Автор впервые изданной в Париже в 1956 году книги «Жизнь Сезанна» Анри Перрюшо, строго говоря, не искусствовед, хотя перу его, помимо романов «Владыка» (Le Maitre d'Homme) и «Гротески» («Les grotesques»), принадлежит уже довольно много работ, посвященных жизни и творчеству известнейших мастеров искусства. Еще до «Жизни Сезанна» вышли в свет его очерки о писателях Бернарде Шоу, Анри де Монтерлане, Альбере Камю, «Жизнь Ван-Гога», «Пылкая и горестная жизнь Гогена», а позднее — «Жизнь Мане», «Жизнь Тулуз-Лотрека» и монография о величайшем архитекторе XX века Ле Корбюзье.

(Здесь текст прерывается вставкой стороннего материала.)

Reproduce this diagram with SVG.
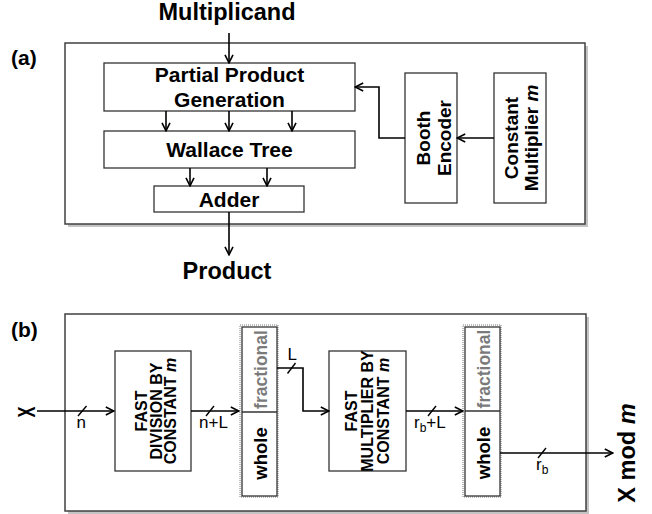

Все эти работы относятся к тому жанру обстоятельно документированных жизнеописаний, который во Франции нашего столетия восходит еще к серии «Героических биографий» Ромена Роллана (см. «Жизнь Бетховена», «Жизнь Микеланджело», «Жизнь Льва Толстого»), книгам Андре Сюареса о Вагнере, Толстом и т. п., очеркам Поля Валери о Дега и Леонардо да Винчи. Цель их состоит не столько в исследовании объективных закономерностей художественной деятельности того или иного мастера, работавшего в определенных историко-культурных условиях, сколько в раскрытии психологии гения-творца, ищущего и обретающего себя, одержимого своей идеей, вступающего во имя ее в единоборство со всем окружающим миром и даже подчас с самим собой.

Это не столько раскрытие творческих завоеваний, сколько переживаний, порывов и сомнений, сопутствовавших им. И эта история героических страданий гениальной личности всякий раз имеет значение возвышенного нравственного примера, подобно жизнеописаниям Плутарха, несет в себе назидательный смысл.

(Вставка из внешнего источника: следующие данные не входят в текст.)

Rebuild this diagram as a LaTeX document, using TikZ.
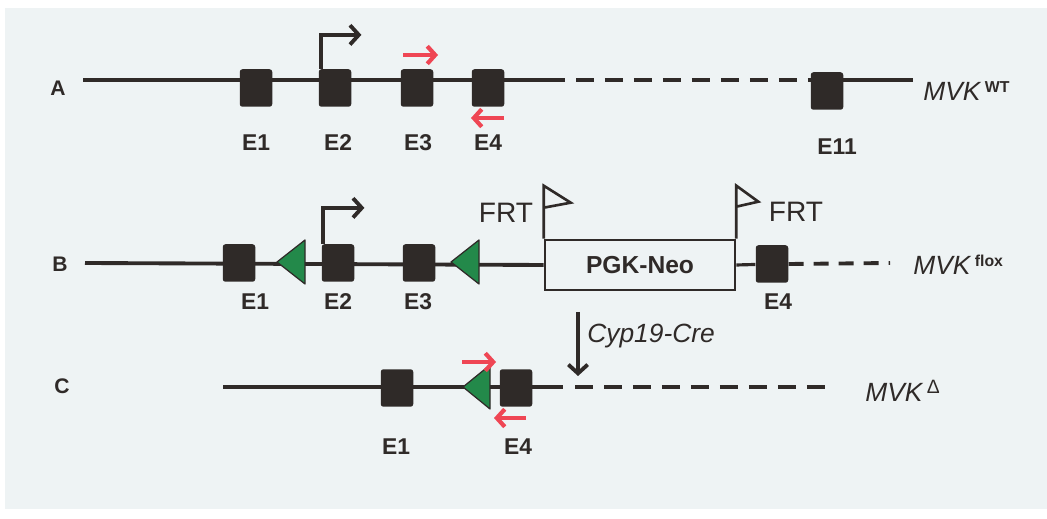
\documentclass[tikz,border=0pt]{standalone}
\usepackage{fontspec}
\setmainfont{Liberation Sans}
\usetikzlibrary{arrows.meta}
\definecolor{bgc}{HTML}{EEF3F4}
\definecolor{dnac}{HTML}{2F2A28}
\definecolor{loxc}{HTML}{23894A}
\definecolor{primc}{HTML}{EF4654}

\tikzset{
  exon/.style={fill=dnac,rounded corners=1.5pt,minimum width=0.65cm,minimum height=0.75cm,inner sep=0pt},
  dna/.style={draw=dnac,line width=2.2pt},
  gap/.style={dna,dash pattern=on 0.36cm off 0.22cm},
  elabel/.style={text=dnac,font=\bfseries\fontsize{13}{13}\selectfont,inner sep=0pt},
  rowlabel/.style={text=dnac,font=\bfseries\fontsize{12}{12}\selectfont,inner sep=0pt},
  allele/.style={text=dnac,anchor=west,inner sep=0pt,font=\itshape\fontsize{15}{15}\selectfont},
  prom/.style={draw=dnac,line width=2.2pt,-{Straight Barb[length=5pt,width=11pt]}},
  primer/.style={draw=primc,line width=2.4pt,-{Straight Barb[length=4.5pt,width=10pt]}},
  loxp/.style={fill=loxc,draw=dnac,line width=0.7pt,line join=round},
  frt/.style={draw=dnac,line width=1.5pt,line join=miter},
}

\begin{document}
\begin{tikzpicture}[x=0.02cm,y=-0.02cm]
  \useasboundingbox (0,0) rectangle (1047,519);
  \fill[bgc] (5,8) rectangle (1047,509);

  % A: wild-type allele
  \node[rowlabel] (la) at (58,88) {A};
  \coordinate (a0) at (83,80);
  \coordinate (a5) at (547,80);
  \coordinate (a6) at (811,80);
  \coordinate (a7) at (913,80);
  \draw[dna] (a0) -- (a5);
  \draw[gap] (a5) -- (a6);
  \draw[dna] (a6) -- (a7);
  \node[exon] (a1) at (256,88) {};
  \node[exon] (a2) at (335,88) {};
  \node[exon] (a3) at (417,88) {};
  \node[exon] (a4) at (488,88) {};
  \node[exon] (a11) at (827,91) {};
  \node[elabel] (a1l) at (256,143) {E1};
  \node[elabel] (a2l) at (338,143) {E2};
  \node[elabel] (a3l) at (418,143) {E3};
  \node[elabel] (a4l) at (488,143) {E4};
  \node[elabel] (a11l) at (837,147) {E11};
  \node[allele] (mvkwt) at (923,91) {MVK\,\raisebox{0.55ex}{\upshape\bfseries\fontsize{9}{9}\selectfont WT}};
  % transcription start and primers
  \draw[prom] (a2.north west) ++(3,0) -- ++(0,-34) -- ++(40,0);
  \coordinate (pa1) at (403,55);
  \coordinate (pa2) at (438,55);
  \coordinate (pa3) at (504,118);
  \coordinate (pa4) at (471,118);
  \draw[primer] (pa1) -- (pa2);
  \draw[primer] (pa3) -- (pa4);

  % B: floxed allele with FRT-flanked PGK-Neo
  \node[rowlabel] (lb) at (60,264) {B};
  \coordinate (b0) at (85,263);
  \coordinate (b9) at (890,263);
  \node[draw=dnac,line width=1.5pt,minimum width=3.8cm,minimum height=1cm,inner sep=0pt,
        font=\bfseries\fontsize{14}{14}\selectfont,text=dnac] (neo) at (640,265) {PGK-Neo};
  \draw[dna] (b0) -- (neo.west);
  \node[exon] (b1) at (239,263) {};
  \node[exon] (b2) at (338,263) {};
  \node[exon] (b3) at (419,263) {};
  \node[exon] (b4) at (772,264) {};
  \draw[dna,line width=1.8pt] (neo.east) -- (b4);
  \draw[gap,dash pattern=on 0.3cm off 0.2cm] (b4.east) -- (b9);
  \filldraw[loxp] (277,262) -- ++(28,-22) -- ++(0,44) -- cycle;
  \filldraw[loxp] (451,262) -- ++(28,-22) -- ++(0,44) -- cycle;
  \node[elabel] (b1l) at (255,302) {E1};
  \node[elabel] (b2l) at (338,302) {E2};
  \node[elabel] (b3l) at (418,302) {E3};
  \node[elabel] (b4l) at (778,302) {E4};
  \draw[prom] (b2.north west) ++(2,0) -- ++(0,-36) -- ++(41,0);
  % FRT flags on the cassette
  \draw[frt] (neo.north west) -- ++(0,-53) -- ++(27,17) -- ++(-27,5);
  \draw[frt] (neo.north east) -- ++(0,-53) -- ++(22,16) -- ++(-22,5);
  \node[text=dnac,font=\fontsize{16}{16}\selectfont,inner sep=0pt] (frt1) at (506,213) {FRT};
  \node[text=dnac,font=\fontsize{16}{16}\selectfont,inner sep=0pt] (frt2) at (796,212) {FRT};
  \node[allele] (mvkfl) at (913,265) {MVK\,\raisebox{0.55ex}{\upshape\bfseries\fontsize{9}{9}\selectfont flox}};

  % Cre deletion
  \coordinate (cre0) at (578,312);
  \coordinate (cre1) at (578,376);
  \draw[prom,-{Straight Barb[length=5pt,width=11pt]}] (cre0) -- (cre1);
  \node[allele] (cre) at (587,336) {Cyp19-Cre};

  % C: deleted allele
  \node[rowlabel] (lc) at (62,386) {C};
  \coordinate (c0) at (223,387);
  \coordinate (c5) at (563,387);
  \coordinate (c6) at (575,387);
  \coordinate (c7) at (832,387);
  \draw[dna] (c0) -- (c5);
  \draw[gap] (c6) -- (c7);
  \node[exon] (c1) at (397,388) {};
  \node[exon] (c4) at (516,388) {};
  \filldraw[loxp] (463,387) -- ++(27,-22) -- ++(0,44) -- cycle;
  \node[elabel] (c1l) at (396,447) {E1};
  \node[elabel] (c4l) at (518,447) {E4};
  \coordinate (pc1) at (462,362);
  \coordinate (pc2) at (496,362);
  \coordinate (pc3) at (526,418);
  \coordinate (pc4) at (494,418);
  \draw[primer] (pc1) -- (pc2);
  \draw[primer] (pc3) -- (pc4);
  \node[allele] (mvkd) at (865,391) {MVK\,\raisebox{0.55ex}{\upshape\fontsize{11}{11}\selectfont Δ}};
\end{tikzpicture}
\end{document}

Все это ни в какой мере не означает пренебрежения творчеством, но анализ его здесь, естественно, несколько отступает на второй план и в известной мере беллетризируется. Впрочем, это лишь повышает популяризаторскую действенность издания, которой автору не к чему стыдиться, особенно если учесть, на какой большой исследовательский материал он опирается.